Starting in the late 1960s, science fiction authors began to explore futures very different from those imagined by dominant science fiction franchises such as Flash Gordon, Star Wars and Star Trek. One of these new trends was named Cyberpunk and drew from the emergence of new digital paradigms afforded by the computer and early forms of the Internet. Thus, Cyberpunk stories rarely take place in outer space but instead on a planet where these technologies, global warming and hyper-capitalism have transformed not only the climate and geopolitics, but also human and more-than-human relationships. Stories such as Philip K Dick’s Do Androids Dream of Electric Sheep (1968 – the inspiration for the Blade Runner films) or William Gibson’s Neuromancer (1984) thus take place in what has been referred to as cyberspace, and characters can be human-android hybrids or electronic uploads.
Cyberpunk shares certain elements with texts that have been filed as Steampunk by critics and scholars. Like the Cyberpunk story, Steampunk plays out mostly on Earth in worlds directed, and/or eroded by, the capitalist world system as it appeared during the nineteenth century. Unlike Cyberpunk, it thus imagines a future that is exceedingly low-tech, and where coal (the steam engine) is still the dominant source of energy. Steampunk is at once deconstructive of these old energy systems (and of the imperial polities they made possible), and enormously nostalgic, reveling in the aesthetics of British Victorian machinery, architecture and couture. Since the emergence of these genre concepts, critics have employed the notion of -punk to theorize texts such as the Mad Max films as Dieselpunk or biotechnology thrillers such as Mark Budz’s Clade (2004) as Biopunk. Many classic climate fiction novels draw from these different subgenres and are sometimes classified as examples of them.

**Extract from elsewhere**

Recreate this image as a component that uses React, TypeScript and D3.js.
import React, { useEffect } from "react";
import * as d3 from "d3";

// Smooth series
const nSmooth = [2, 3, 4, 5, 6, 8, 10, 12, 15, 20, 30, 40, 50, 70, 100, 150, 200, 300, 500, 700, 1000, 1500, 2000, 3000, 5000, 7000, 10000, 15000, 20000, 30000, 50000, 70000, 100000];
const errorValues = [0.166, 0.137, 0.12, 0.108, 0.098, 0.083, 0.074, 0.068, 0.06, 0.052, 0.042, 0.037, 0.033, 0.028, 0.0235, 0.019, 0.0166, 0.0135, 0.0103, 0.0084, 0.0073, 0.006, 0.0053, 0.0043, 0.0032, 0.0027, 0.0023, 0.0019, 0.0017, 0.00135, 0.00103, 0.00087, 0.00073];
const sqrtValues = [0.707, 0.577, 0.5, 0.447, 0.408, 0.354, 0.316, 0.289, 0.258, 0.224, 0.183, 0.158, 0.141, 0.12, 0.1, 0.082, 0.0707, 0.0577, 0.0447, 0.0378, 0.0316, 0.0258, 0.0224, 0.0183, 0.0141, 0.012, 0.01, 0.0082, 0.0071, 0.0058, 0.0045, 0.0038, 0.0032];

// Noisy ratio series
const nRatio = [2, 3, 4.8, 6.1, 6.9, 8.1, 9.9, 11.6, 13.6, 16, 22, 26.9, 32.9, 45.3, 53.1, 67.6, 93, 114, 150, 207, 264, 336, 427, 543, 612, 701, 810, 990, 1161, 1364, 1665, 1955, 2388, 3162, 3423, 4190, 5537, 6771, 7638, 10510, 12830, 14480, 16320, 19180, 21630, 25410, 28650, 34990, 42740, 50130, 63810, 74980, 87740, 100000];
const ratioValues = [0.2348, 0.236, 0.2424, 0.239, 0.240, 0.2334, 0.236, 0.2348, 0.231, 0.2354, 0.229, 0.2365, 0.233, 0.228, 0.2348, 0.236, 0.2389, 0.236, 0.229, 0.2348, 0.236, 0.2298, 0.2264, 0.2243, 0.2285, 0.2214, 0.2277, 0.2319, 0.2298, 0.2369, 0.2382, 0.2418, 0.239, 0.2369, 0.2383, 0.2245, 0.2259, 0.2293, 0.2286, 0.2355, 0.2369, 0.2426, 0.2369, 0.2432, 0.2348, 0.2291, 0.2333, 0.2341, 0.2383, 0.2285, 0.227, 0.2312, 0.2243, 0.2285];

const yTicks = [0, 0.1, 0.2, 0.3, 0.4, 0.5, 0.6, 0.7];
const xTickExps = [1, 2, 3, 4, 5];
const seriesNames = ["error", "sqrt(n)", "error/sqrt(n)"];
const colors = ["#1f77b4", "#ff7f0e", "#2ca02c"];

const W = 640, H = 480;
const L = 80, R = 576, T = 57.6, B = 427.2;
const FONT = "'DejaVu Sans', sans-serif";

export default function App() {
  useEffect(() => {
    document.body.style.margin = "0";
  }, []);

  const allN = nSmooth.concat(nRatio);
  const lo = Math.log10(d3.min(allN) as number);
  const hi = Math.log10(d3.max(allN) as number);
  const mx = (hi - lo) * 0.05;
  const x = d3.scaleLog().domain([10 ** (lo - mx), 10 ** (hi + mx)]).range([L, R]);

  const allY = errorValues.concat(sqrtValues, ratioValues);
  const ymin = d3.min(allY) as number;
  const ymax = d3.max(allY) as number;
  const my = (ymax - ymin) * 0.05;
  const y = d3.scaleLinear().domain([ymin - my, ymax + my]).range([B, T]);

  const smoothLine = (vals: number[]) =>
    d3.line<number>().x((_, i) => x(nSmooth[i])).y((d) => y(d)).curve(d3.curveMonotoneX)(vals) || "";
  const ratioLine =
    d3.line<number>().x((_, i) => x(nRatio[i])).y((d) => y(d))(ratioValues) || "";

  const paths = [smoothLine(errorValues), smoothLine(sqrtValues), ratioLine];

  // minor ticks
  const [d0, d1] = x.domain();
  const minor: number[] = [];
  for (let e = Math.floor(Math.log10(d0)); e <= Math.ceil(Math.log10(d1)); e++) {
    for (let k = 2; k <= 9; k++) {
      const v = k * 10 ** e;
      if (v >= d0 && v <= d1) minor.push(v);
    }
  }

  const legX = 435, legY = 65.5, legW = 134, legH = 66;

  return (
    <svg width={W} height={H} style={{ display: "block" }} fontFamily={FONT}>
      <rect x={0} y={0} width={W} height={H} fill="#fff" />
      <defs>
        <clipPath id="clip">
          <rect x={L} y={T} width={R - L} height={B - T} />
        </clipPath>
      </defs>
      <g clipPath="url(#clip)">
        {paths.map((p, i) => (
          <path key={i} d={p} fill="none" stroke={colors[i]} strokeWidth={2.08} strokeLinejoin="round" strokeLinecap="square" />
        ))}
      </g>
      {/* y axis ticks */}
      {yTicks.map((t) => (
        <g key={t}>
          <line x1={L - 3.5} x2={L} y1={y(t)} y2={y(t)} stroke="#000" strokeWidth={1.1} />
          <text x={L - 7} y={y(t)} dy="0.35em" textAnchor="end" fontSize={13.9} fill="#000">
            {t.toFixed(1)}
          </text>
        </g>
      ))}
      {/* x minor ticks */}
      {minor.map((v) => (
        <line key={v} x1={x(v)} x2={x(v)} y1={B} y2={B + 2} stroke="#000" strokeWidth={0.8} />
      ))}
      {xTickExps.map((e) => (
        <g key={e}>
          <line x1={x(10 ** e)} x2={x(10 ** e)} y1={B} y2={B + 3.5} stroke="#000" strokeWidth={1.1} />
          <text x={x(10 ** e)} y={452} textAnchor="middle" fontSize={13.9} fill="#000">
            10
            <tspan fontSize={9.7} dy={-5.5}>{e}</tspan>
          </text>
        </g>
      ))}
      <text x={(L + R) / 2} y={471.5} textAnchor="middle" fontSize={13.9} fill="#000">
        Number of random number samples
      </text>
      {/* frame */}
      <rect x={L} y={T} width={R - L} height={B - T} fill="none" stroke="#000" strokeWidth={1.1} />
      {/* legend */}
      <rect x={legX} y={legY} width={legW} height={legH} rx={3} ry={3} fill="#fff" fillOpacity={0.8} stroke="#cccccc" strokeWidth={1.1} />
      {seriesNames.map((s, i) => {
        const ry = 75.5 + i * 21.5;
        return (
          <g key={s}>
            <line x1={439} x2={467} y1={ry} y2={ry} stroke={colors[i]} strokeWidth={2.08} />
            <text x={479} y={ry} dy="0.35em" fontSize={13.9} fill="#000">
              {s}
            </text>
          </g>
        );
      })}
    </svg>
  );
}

The point here is that food plays an important role in many of the texts that belong to these subgenres. Cyberpunk is often marked by a turn to non-western modes of eating. Since the genre coincided with the economic rise of Japan, characters in US examples of the genre can be seen to consume ramen noodles and other types of dishes not common in the US at the time. Cyberpunk also explores the possibility of artificial, in-vitro, lab-grown protein. In Gibson’s Neuromancer, a character by the name of Molly is terribly excited by the prospect of eating meat that isn’t “vat stuff” but comes from an animal that has been raised for years and then killed. By contrast, Steampunk tends to imagine people sticking to forms of eating common in nineteenth-century Europe. In this way, visions of food futures are intimately tied to the energy forms and technologies that authors employ to imagine futures.
One of the most recent types of -punk to register on the critical radar is Solarpunk. More than any other genre, this subgenre explores how new and sustainable energy forms (solar power in particular) have paved the way both for continued human life and for a less extractive relationship to the planet. Solarpunk is sometimes referred to as Hopepunk simply because it explores futures where the future is not a constant slog through a polluted, flooded and war-ridden (post)capitalist dystopia. A prime example of this new genre is Becky Chamber’s novella A Psalm for the Wild-Built(2021) and its sequel A Prayer for the Crown Shy. These texts play out in a future where humans have developed technologies and relationships that are not extractive. People still consume meat but the raising of livestock is no longer industrial and erosive to life on the planet. In other Solarpunk stories, many collected in Plant Based Press’s annual Best Vegan Science Fiction and Fantasy collections, diets have been shifted towards the mostly or wholly plant-based form of eating that the EAT-Lancet Commission has described as central to preventing rampant global warming. Solarpunk novels also tend to connect the turn to new vegetarian and vegan diets to other types of profound social change. Thus, the people who have given up meat in futures narrated in Solarpunk fiction have also abandoned the normative class, race and gender relationships that inform much of global society today. The turn away from meat is accompanied by a turn away from toxic forms of masculinity.
When exploring the affordances of science fiction to imagine new and (un)sustainable futures, subgenre conventions matter. The depiction of new and future foods is intimately tied to the conditions that are central to different subgenres of science fiction.